**To do**
Output the material below unchanged, apart from leaving out the pictures.

--

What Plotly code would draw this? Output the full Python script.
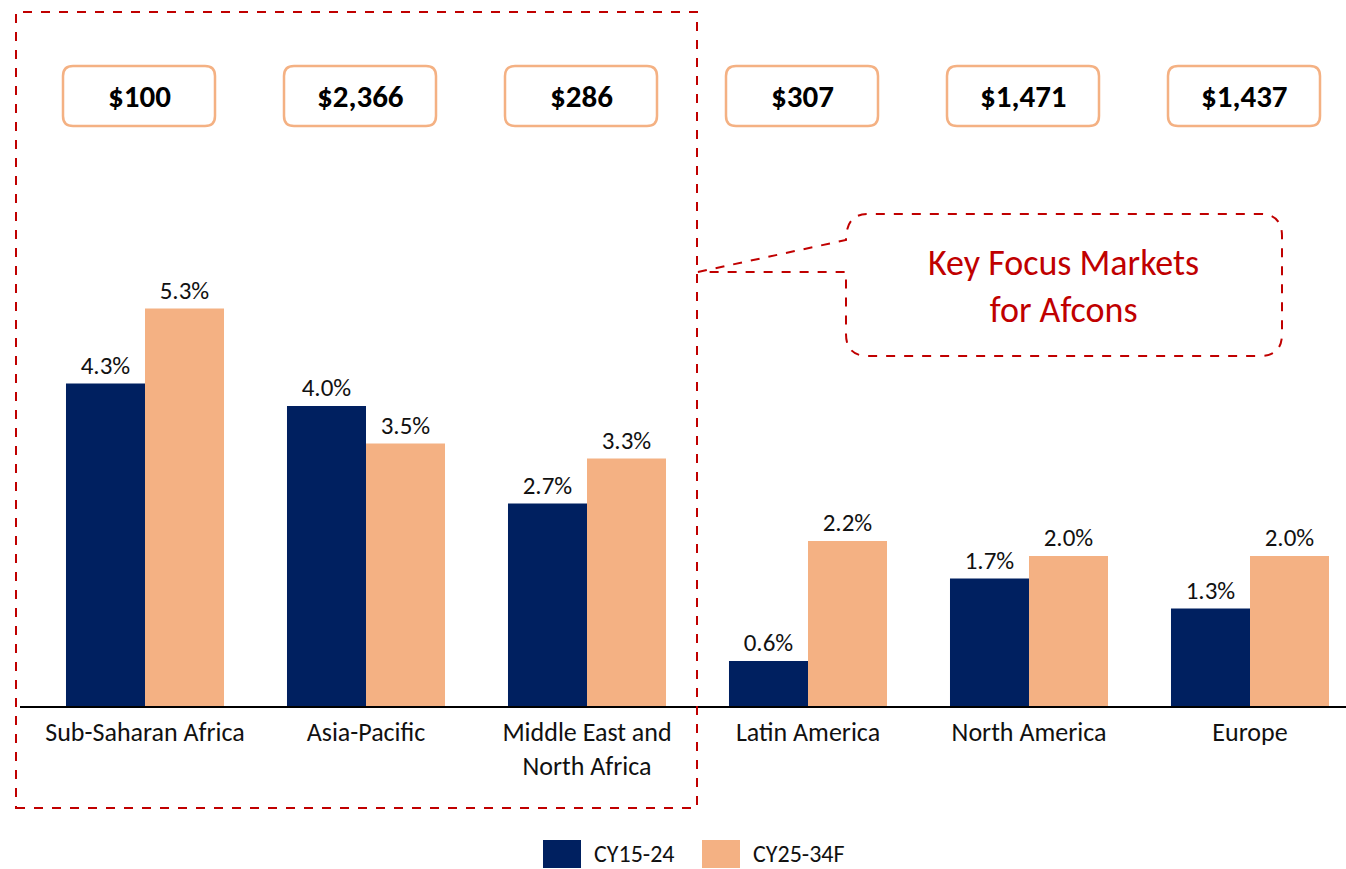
import plotly.graph_objects as go

# ---------------- data ----------------
categories = ["Sub-Saharan Africa", "Asia-Pacific", "Middle East and<br>North Africa",
              "Latin America", "North America", "Europe"]
series_names = ["CY15-24", "CY25-34F"]
cy15_24 = [4.3, 4.0, 2.7, 0.6, 1.7, 1.3]
cy25_34f = [5.3, 3.5, 3.3, 2.2, 2.0, 2.0]
market_size = ["$100", "$2,366", "$286", "$307", "$1,471", "$1,437"]
callout_text = "Key Focus Markets<br>for Afcons"

# ---------------- style ----------------
NAVY = "#002060"
PEACH = "#F4B183"
RED = "#C00000"
FONT = "Carlito, Calibri, Lato, sans-serif"

W, H = 1346, 869
L, R, T, B = 20, 0, 0, 163
pw, ph = W - L - R, H - T - B
PX_PER_UNIT = 75.0
CAT_STEP = 221.0
FIRST_CENTER = 145.0


def px(x):
    return (x - L) / pw


def py(y):
    return (H - B - y) / ph


def xr(pix):  # pixel length -> x data units
    return pix / CAT_STEP


def yr(pix):  # pixel length -> y data units
    return pix / PX_PER_UNIT


def rounded_path(x0, y0, x1, y1, rx, ry):
    return (f"M {x0+rx},{y0} L {x1-rx},{y0} Q {x1},{y0} {x1},{y0+ry} "
            f"L {x1},{y1-ry} Q {x1},{y1} {x1-rx},{y1} "
            f"L {x0+rx},{y1} Q {x0},{y1} {x0},{y1-ry} "
            f"L {x0},{y0+ry} Q {x0},{y0} {x0+rx},{y0} Z")


x_idx = list(range(len(categories)))

fig = go.Figure()
for name, vals, col in [(series_names[0], cy15_24, NAVY), (series_names[1], cy25_34f, PEACH)]:
    fig.add_bar(
        x=x_idx, y=vals, name=name, marker=dict(color=col, line=dict(width=0)),
        text=[f"{v:.1f}%" for v in vals], textposition="outside",
        textfont=dict(family=FONT, size=25, color="#111111"),
        cliponaxis=False, constraintext="none", showlegend=False,
    )

x_lo = (L - FIRST_CENTER) / CAT_STEP
x_hi = (W - R - FIRST_CENTER) / CAT_STEP

shapes = []
annotations = []

# market size boxes
for i, lab in enumerate(market_size):
    xc = i - xr(6)
    x0, x1 = xc - xr(76), xc + xr(76)
    y1 = yr(706 - 66)
    y0 = yr(706 - 126)
    shapes.append(dict(type="path", xref="x", yref="y",
                       path=rounded_path(x0, y0, x1, y1, xr(10), yr(10)),
                       line=dict(color=PEACH, width=2.5), fillcolor="white", layer="above"))
    annotations.append(dict(x=xc, y=(y0 + y1) / 2, xref="x", yref="y", text=f"<b>{lab}</b>",
                            xanchor="center", yanchor="middle",
                            showarrow=False, font=dict(family=FONT, size=31, color="black")))

# dashed rectangle around key markets
shapes.append(dict(type="rect", xref="paper", yref="paper",
                   x0=px(16), x1=px(697), y0=py(808), y1=py(12),
                   line=dict(color=RED, width=2, dash="dash"), layer="above"))

# callout
cx0, cx1, cy0, cy1 = 846, 1282, 214, 356
rr = 22


def P(x, y):
    return f"{px(x)},{py(y)}"


callout_path = (
    f"M {P(698, 272)} L {P(cx0, 240)} Q {P(cx0, cy0)} {P(cx0 + rr, cy0)} "
    f"L {P(cx1 - rr, cy0)} Q {P(cx1, cy0)} {P(cx1, cy0 + rr)} "
    f"L {P(cx1, cy1 - rr)} Q {P(cx1, cy1)} {P(cx1 - rr, cy1)} "
    f"L {P(cx0 + rr, cy1)} Q {P(cx0, cy1)} {P(cx0, cy1 - rr)} "
    f"L {P(cx0, 272)} Z"
)
shapes.append(dict(type="path", xref="paper", yref="paper", path=callout_path,
                   line=dict(color=RED, width=2, dash="dash"), layer="above"))
annotations.append(dict(x=px(1063), y=py(286), xref="paper", yref="paper", text=callout_text,
                        xanchor="center", yanchor="middle",
                        showarrow=False, font=dict(family=FONT, size=36, color=RED)))

# custom legend
legend_items = [(series_names[0], NAVY, 543, 581, 592), (series_names[1], PEACH, 702, 740, 751)]
for name, col, x0, x1, tx in legend_items:
    shapes.append(dict(type="rect", xref="paper", yref="paper",
                       x0=px(x0), x1=px(x1), y0=py(868), y1=py(840),
                       line=dict(width=0), fillcolor=col))
    annotations.append(dict(x=px(tx), y=py(853), xref="paper", yref="paper", text=name,
                            xanchor="left", yanchor="middle", showarrow=False,
                            font=dict(family=FONT, size=24, color="#111111")))

fig.update_layout(
    width=W, height=H,
    margin=dict(l=L, r=R, t=T, b=B, pad=0),
    paper_bgcolor="white", plot_bgcolor="white",
    barmode="group", bargap=0.285, bargroupgap=0,
    font=dict(family=FONT, size=26, color="#111111"),
    xaxis=dict(tickmode="array", tickvals=x_idx, ticktext=categories, range=[x_lo, x_hi],
               showline=True, linecolor="black", linewidth=2, ticks="", showgrid=False,
               zeroline=False, tickfont=dict(family=FONT, size=26, color="#111111"),
               ticklabelstandoff=2, fixedrange=True),
    yaxis=dict(range=[0, ph / PX_PER_UNIT], visible=False, fixedrange=True),
    shapes=shapes, annotations=annotations,
)

fig.write_html("out.html", config={"displayModeBar": False},
               post_script="document.body.style.margin='0';")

--

**Result below**
What Plotly code would draw this? Output the full Python script.
import plotly.graph_objects as go

# ---------------- data ----------------
categories = ["Sub-Saharan Africa", "Asia-Pacific", "Middle East and<br>North Africa",
              "Latin America", "North America", "Europe"]
series_names = ["CY15-24", "CY25-34F"]
cy15_24 = [4.3, 4.0, 2.7, 0.6, 1.7, 1.3]
cy25_34f = [5.3, 3.5, 3.3, 2.2, 2.0, 2.0]
market_size = ["$100", "$2,366", "$286", "$307", "$1,471", "$1,437"]
callout_text = "Key Focus Markets<br>for Afcons"

# ---------------- style ----------------
NAVY = "#002060"
PEACH = "#F4B183"
RED = "#C00000"
FONT = "Carlito, Calibri, Lato, sans-serif"

W, H = 1346, 869
L, R, T, B = 20, 0, 0, 163
pw, ph = W - L - R, H - T - B
PX_PER_UNIT = 75.0
CAT_STEP = 221.0
FIRST_CENTER = 145.0


def px(x):
    return (x - L) / pw


def py(y):
    return (H - B - y) / ph


def xr(pix):  # pixel length -> x data units
    return pix / CAT_STEP


def yr(pix):  # pixel length -> y data units
    return pix / PX_PER_UNIT


def rounded_path(x0, y0, x1, y1, rx, ry):
    return (f"M {x0+rx},{y0} L {x1-rx},{y0} Q {x1},{y0} {x1},{y0+ry} "
            f"L {x1},{y1-ry} Q {x1},{y1} {x1-rx},{y1} "
            f"L {x0+rx},{y1} Q {x0},{y1} {x0},{y1-ry} "
            f"L {x0},{y0+ry} Q {x0},{y0} {x0+rx},{y0} Z")


x_idx = list(range(len(categories)))

fig = go.Figure()
for name, vals, col in [(series_names[0], cy15_24, NAVY), (series_names[1], cy25_34f, PEACH)]:
    fig.add_bar(
        x=x_idx, y=vals, name=name, marker=dict(color=col, line=dict(width=0)),
        text=[f"{v:.1f}%" for v in vals], textposition="outside",
        textfont=dict(family=FONT, size=25, color="#111111"),
        cliponaxis=False, constraintext="none", showlegend=False,
    )

x_lo = (L - FIRST_CENTER) / CAT_STEP
x_hi = (W - R - FIRST_CENTER) / CAT_STEP

shapes = []
annotations = []

# market size boxes
for i, lab in enumerate(market_size):
    xc = i - xr(6)
    x0, x1 = xc - xr(76), xc + xr(76)
    y1 = yr(706 - 66)
    y0 = yr(706 - 126)
    shapes.append(dict(type="path", xref="x", yref="y",
                       path=rounded_path(x0, y0, x1, y1, xr(10), yr(10)),
                       line=dict(color=PEACH, width=2.5), fillcolor="white", layer="above"))
    annotations.append(dict(x=xc, y=(y0 + y1) / 2, xref="x", yref="y", text=f"<b>{lab}</b>",
                            xanchor="center", yanchor="middle",
                            showarrow=False, font=dict(family=FONT, size=31, color="black")))

# dashed rectangle around key markets
shapes.append(dict(type="rect", xref="paper", yref="paper",
                   x0=px(16), x1=px(697), y0=py(808), y1=py(12),
                   line=dict(color=RED, width=2, dash="dash"), layer="above"))

# callout
cx0, cx1, cy0, cy1 = 846, 1282, 214, 356
rr = 22


def P(x, y):
    return f"{px(x)},{py(y)}"


callout_path = (
    f"M {P(698, 272)} L {P(cx0, 240)} Q {P(cx0, cy0)} {P(cx0 + rr, cy0)} "
    f"L {P(cx1 - rr, cy0)} Q {P(cx1, cy0)} {P(cx1, cy0 + rr)} "
    f"L {P(cx1, cy1 - rr)} Q {P(cx1, cy1)} {P(cx1 - rr, cy1)} "
    f"L {P(cx0 + rr, cy1)} Q {P(cx0, cy1)} {P(cx0, cy1 - rr)} "
    f"L {P(cx0, 272)} Z"
)
shapes.append(dict(type="path", xref="paper", yref="paper", path=callout_path,
                   line=dict(color=RED, width=2, dash="dash"), layer="above"))
annotations.append(dict(x=px(1063), y=py(286), xref="paper", yref="paper", text=callout_text,
                        xanchor="center", yanchor="middle",
                        showarrow=False, font=dict(family=FONT, size=36, color=RED)))

# custom legend
legend_items = [(series_names[0], NAVY, 543, 581, 592), (series_names[1], PEACH, 702, 740, 751)]
for name, col, x0, x1, tx in legend_items:
    shapes.append(dict(type="rect", xref="paper", yref="paper",
                       x0=px(x0), x1=px(x1), y0=py(868), y1=py(840),
                       line=dict(width=0), fillcolor=col))
    annotations.append(dict(x=px(tx), y=py(853), xref="paper", yref="paper", text=name,
                            xanchor="left", yanchor="middle", showarrow=False,
                            font=dict(family=FONT, size=24, color="#111111")))

fig.update_layout(
    width=W, height=H,
    margin=dict(l=L, r=R, t=T, b=B, pad=0),
    paper_bgcolor="white", plot_bgcolor="white",
    barmode="group", bargap=0.285, bargroupgap=0,
    font=dict(family=FONT, size=26, color="#111111"),
    xaxis=dict(tickmode="array", tickvals=x_idx, ticktext=categories, range=[x_lo, x_hi],
               showline=True, linecolor="black", linewidth=2, ticks="", showgrid=False,
               zeroline=False, tickfont=dict(family=FONT, size=26, color="#111111"),
               ticklabelstandoff=2, fixedrange=True),
    yaxis=dict(range=[0, ph / PX_PER_UNIT], visible=False, fixedrange=True),
    shapes=shapes, annotations=annotations,
)

fig.write_html("out.html", config={"displayModeBar": False},
               post_script="document.body.style.margin='0';")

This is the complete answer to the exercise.